The three Canadian acquisitions in 2021

The iconic Bow Tower in the heart of downtown Calgary was purchased, along with partner Deutsche Bank, from H&R Real Estate Investment Trust for $1.216 billion. The main tenant in the building is energy giant Ovintiv.

Western Canadian Place, a major downtown Calgary office complex comprising two towers, was purchased for $475 million from British Columbia Investment Management Corp. and its real estate arm QuadReal. The anchor tenant is another energy giant, Cenovus, which inherited the space when it acquired Husky energy.

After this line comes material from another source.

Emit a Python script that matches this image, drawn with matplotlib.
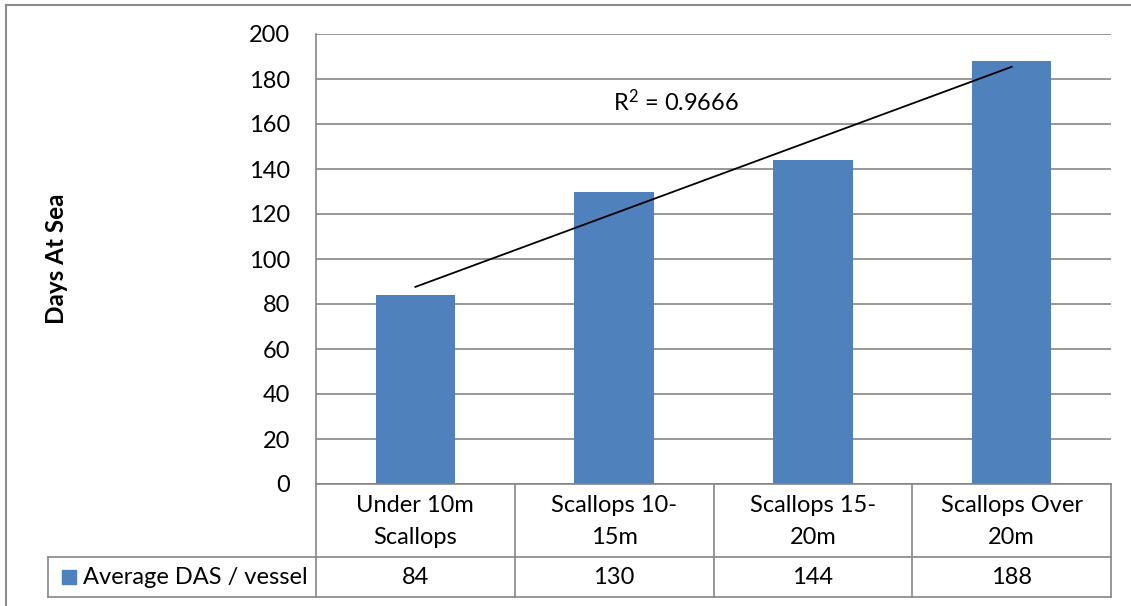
import matplotlib.pyplot as plt
import numpy as np

# --- data ---
categories = ['Under 10m\nScallops', 'Scallops 10-\n15m', 'Scallops 15-\n20m', 'Scallops Over\n20m']
series_name = 'Average DAS / vessel'
das_values = [84, 130, 144, 188]
r2_label = 'R$^{2}$ = 0.9666'

W, H = 1131, 606
BAR_COLOR = '#4F81BD'
GRID_COLOR = '#868686'
FONT = 'Lato'
FS = 17

plt.rcParams['font.family'] = [FONT, 'DejaVu Sans']
plt.rcParams['mathtext.fontset'] = 'custom'
plt.rcParams['mathtext.rm'] = FONT
plt.rcParams['mathtext.it'] = FONT
plt.rcParams['mathtext.default'] = 'rm'


def fx(x):
    return x / W


def fy(y):
    return 1 - y / H


fig = plt.figure(figsize=(W / 100, H / 100), dpi=100)

# plot area in pixels
L, R, T, B = 316, 1111, 34, 484
ax = fig.add_axes([fx(L), fy(B), (R - L) / W, (B - T) / H])

x = np.arange(len(das_values))
ax.bar(x, das_values, width=0.4, color=BAR_COLOR, zorder=3)

# linear trendline
coef = np.polyfit(x, das_values, 1)
ax.plot(x, np.polyval(coef, x), color='black', linewidth=1.3, zorder=4)
ax.text(1.31, 170, r2_label, ha='center', va='center', fontsize=FS)

ax.set_xlim(-0.5, len(das_values) - 0.5)
ax.set_ylim(0, 200)
ax.set_yticks(np.arange(0, 201, 20))
ax.set_xticks([])
ax.grid(True, axis='y', color=GRID_COLOR, linewidth=1.2, zorder=0)
ax.tick_params(axis='y', length=0, pad=18.5, labelsize=FS)
for s in ['top', 'right', 'bottom']:
    ax.spines[s].set_visible(False)
ax.spines['left'].set_color(GRID_COLOR)
ax.spines['left'].set_linewidth(1.2)

fig.text(fx(57), fy(259), 'Days At Sea', rotation=90, ha='center', va='center',
         fontsize=17.5, fontweight='bold')

# --- data table under the axis ---
col_edges = np.linspace(L, R, len(categories) + 1)
row_top, row_mid, row_bot = 484, 557, 597
tbl_left = 48


def hline(y, x0, x1):
    fig.add_artist(plt.Line2D([fx(x0), fx(x1)], [fy(y), fy(y)], color=GRID_COLOR, lw=1.2))


def vline(x0, y0, y1):
    fig.add_artist(plt.Line2D([fx(x0), fx(x0)], [fy(y0), fy(y1)], color=GRID_COLOR, lw=1.2))


hline(row_top, L, R)
hline(row_mid, tbl_left, R)
hline(row_bot, tbl_left, R)
vline(tbl_left, row_mid, row_bot)
for ce in col_edges:
    vline(ce, row_top, row_bot)

for i, (cat, val) in enumerate(zip(categories, das_values)):
    cx = (col_edges[i] + col_edges[i + 1]) / 2
    fig.text(fx(cx), fy((row_top + row_mid) / 2 + 1), cat, ha='center', va='center',
             fontsize=FS, linespacing=1.6)
    fig.text(fx(cx), fy((row_mid + row_bot) / 2), str(val), ha='center', va='center',
             fontsize=FS)

# legend key in table
fig.add_artist(plt.Rectangle((fx(62), fy(584)), 14 / W, 14 / H, color=BAR_COLOR))
fig.text(fx(83), fy((row_mid + row_bot) / 2), series_name, ha='left', va='center', fontsize=FS)

# outer chart border (partially cropped in the reference)
fig.add_artist(plt.Line2D([fx(6), fx(6)], [fy(5), 0], color='#8C8C8C', lw=1.5))
fig.add_artist(plt.Line2D([fx(6), 1], [fy(5), fy(5)], color='#8C8C8C', lw=1.5))

fig.savefig('out.png', dpi=100)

The sale of the 1.1-million-square-foot Bell Canada office campus was for $439 million and was also acquired from vendor H&R REIT. It occurred at the same time as The Bow acquisition.

IMAGE: Gary Rozier, left, and Sean Sullivan are managing directors with Oak Street Real Estate Capital. (Courtesy Oak Street)

Gary Rozier, left, and Sean Sullivan are managing directors with Oak Street Capital Real Estate. (Courtesy Oak Street)

Gary Rozier, also an Oak Street managing director, said the 12-year-old firm manages real estate portfolios for primarily institutional investors – U.S. public and private pension plans, foundations and endowments. It has about $14.5 billion in assets.

“We manage both open- and closed-end structures. The strategy is really designed to buy single-tenant assets, cross-sector,” Rozier explained. “So we will own assets in industrial, office and retail. All of our lease types is what’s called triple-net.

“We work only with investment-grade-related tenants, so every tenant in our buildings (is) investment grade. We try to do that in a long-duration lease structure.”

Oak Street currently invests only in Canada and the United States.

Strategy behind Oak Street’s investments

Rozier said the company wants to make sure it has the right partner before investing in real estate assets. The vast majority of the transactions involve sale-leasebacks – Oak Street buys an asset from a tenant and then leases the building right back.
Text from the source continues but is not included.